Serra também citou o pré-sal. "A fronteira marítima merece atenção especial por causa das riquezas do subsolo referentes ao petróleo. Nós temos que ocupar nossas fronteiras. A tecnologia é muito importante e envolve as três armas. Quero criar uma guarda nacional especifica para trabalho de fronteira, não conflitante com o trabalho das Forças Armadas, e para florestas e meio ambiente", prometeu.

Passado de Dilma
Parte da platéia da palestra de José Serra no Clube da Aeronáutica não escondeu o seu antipetismo. Uma questão elaborada pelos coronéis Ozires Labatu e Ernani Almeida indagou ao tucano: "Por que os condutores de sua campanha se eximem de abrir a biografia da senhora Dilma e de expor as verdadeiras intenções do PT?"

Serra respondeu que "essa questão biográfica é uma questão mais complicada" e saiu pela tangente: "Eu não acho que deva ser a campanha de quem discute o passado, a vida de cada um.
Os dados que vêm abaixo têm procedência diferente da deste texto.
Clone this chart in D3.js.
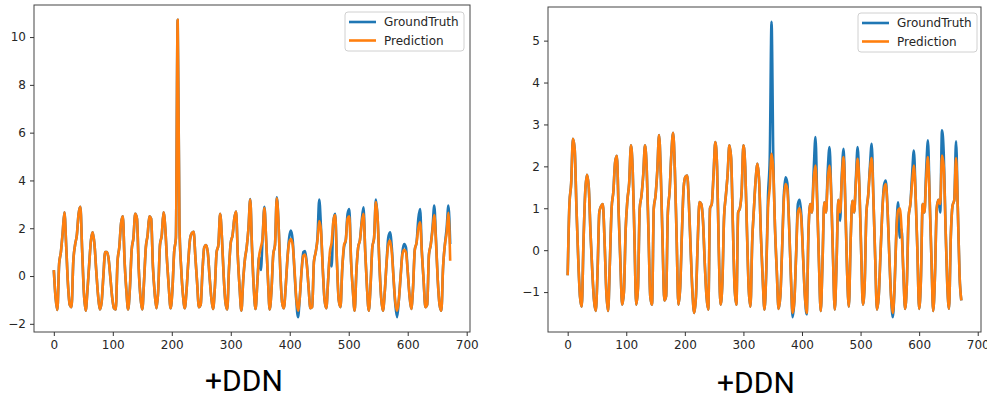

O que mais me incomoda na biografia da Dilma é atribuírem a ela coisas que ela não fez. Isso me aflige mais do que a questão do passado político. Conheço gente que fez a luta armada – não conheci muitos, foram alguns – e que hoje estão com uma posição política correta e trabalhando direito", disse.

Em outra questão, o tenente-brigadeiro Carlos Almeida Batista repreendeu Serra por "cometer os mesmos erros de Geraldo Alckmin na campanha passada". O militar disse que Serra não explora "conquistas tucanas como o Plano Real, a Lei de Responsabilidade Fiscal e as privatizações bem-sucedidas" e indagou: "Por que o ex-presidente Fernando Henrique Cardoso não se engaja em sua campanha como faz o Lula com a Dilma?".

Em sua resposta, Serra disse que as conquistas citadas pelo tenente-brigadeiro são "temas que não emocionam a população" e que "a internet é usada para a propagação da mentira". Sobre o ex-presidente, o tucano foi evasivo: "Quanto à participação do Fernando Henrique, ele tem plena liberdade para isso. Mas eles quiseram transformar a eleição na comparação entre dois governos e eleição não é isso. A meu ver, levar para esse tipo de comparação não é bom".